Kerry, Bush campaign events focus on jobs

CANTON, Ohio – Competing for votes in a region battered by layoffs, President Bush and Democrat John Kerry sparred over the economy Saturday on overlapping bus tours through Ohio and Pennsylvania.
Bush defended his record and promised the economy would get better. Kerry lambasted the president for job losses and compared him to President Herbert Hoover, whose term ushered in the Great Depression.
“The economy is strong. It’s getting stronger,” Bush told a campaign rally in Canton. “It lags in places like eastern Ohio. I know that. I’m here to tell you we can do more to make America job friendly.”
Kerry, seizing on Bush’s assertion Friday that “we are turning the corner” on job losses, reminded a rally in Greensburg, Pa., that Hoover’s re-election slogan was “prosperity is just around the corner.”
“I don’t want to run talking about turning a corner,” Kerry said. “I’m running to climb the mountain and get to the top.”
Both candidates’ itineraries reflected the hard battle expected to be waged for the electoral votes in Ohio and Pennsylvania. Bush made his way from Cleveland to Pittsburgh in a seven-bus caravan, while Kerry’s 10-bus motorcade traveled from Harrisburg, Pa., to Dublin, Ohio.
The candidates nearly crossed paths on Interstate 70 in western Pennsylvania, missing one another by 33 minutes.
Kerry also made a stop in West Virginia as he pressed a cross-country trek through the most competitive states, looking to build or at least sustain any electricity generated by last week’s Democratic National Convention.

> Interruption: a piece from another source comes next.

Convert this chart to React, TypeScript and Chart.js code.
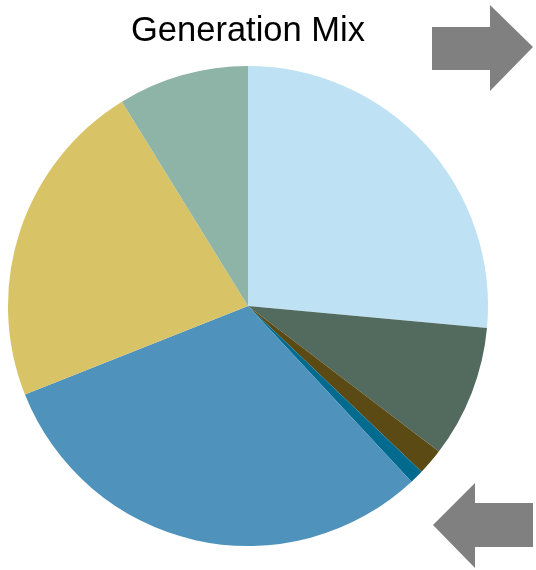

Ohio, which went to Bush by four percentage points in 2000, is considered up for grabs now largely because of job losses – more than 200,000 lost since Bush took office, though more than 30,000 jobs were added this year. Kerry aides have vowed to campaign hard for the state.
Bush has vowed to move Pennsylvania, which went to Al Gore in 2000, into the Republican column. Bush’s stop in Pittsburgh was his 31st in the state since he became president.
Western Pennsylvania is a crucial battleground for Kerry. Neither President Clinton nor Vice President Gore won in the congressional district around Pittsburgh, a region once dominated by the steel industry.
Both candidates enjoyed large and enthusiastic crowds more befitting the closing autumn days of a campaign than the last day of July.
More than 4,000 people waited in the rain for Kerry at the train station in Greensburg, a town of 16,000. About 15,000 Kerry supporters crowded into downtown Scranton on Friday and even more Friday evening in Harrisburg near the state capitol.
In Greensburg, 53-year-old Charlie Vizzini and his father Charles J. Vizzini, 80, arrived at 9:30 a.m. and sat through a heavy downpour for the 1 p.m. rally.
Vizzini, whose father is a decorated World War II veteran, said much of the antipathy toward Bush stems from the war in Iraq.
“This is unjustified,” he said. “We should have gotten our allies, like we did in World War II. Like (Bush’s) father did” in the Persian Gulf War.
Lt. Gov. Catherine Baker Knoll, a Democrat, said the crowds reminded her of previous successful Democratic campaigns. “This is like going back to a Kennedy rally, a Carter rally and, of course, a Clinton rally. That’s how excited it is,” she said.
Thousands packed the Canton Memorial Civic Center to hear Bush compare his tax-cutting record with Kerry’s plan to rollback tax cuts for Americans earning over $200,000.
“He said he’s only going to raise taxes on the so-called rich. But you know how the rich is – they got accountants,” Bush told the crowd. “That means you pay.”
Bush also enjoyed some lighter moments, tossing a football to members of the Cleveland Browns football team at the team’s training facility in Berea and noting that one of the players, offensive lineman Ryan Tucker, “went to the same high school as my wife, but he’s not as good-looking.”
Tucker attended Robert E. Lee High School in Midland, Texas, before spending his college years at Texas Christian University in Fort Worth.
But there were also moments that recalled the concern about job losses. Bush rolled into Canton on his campaign bus accompanied by 10 workers from Timken Corp., a specialty steel company that plans to eliminate 1,300 jobs in the Canton area. The company announced the layoffs in May, about a year after Bush visited a Timken research facility to promote his tax-cut package.
“They’re concerned,” Bush said after his private visit with the workers. “I am too.”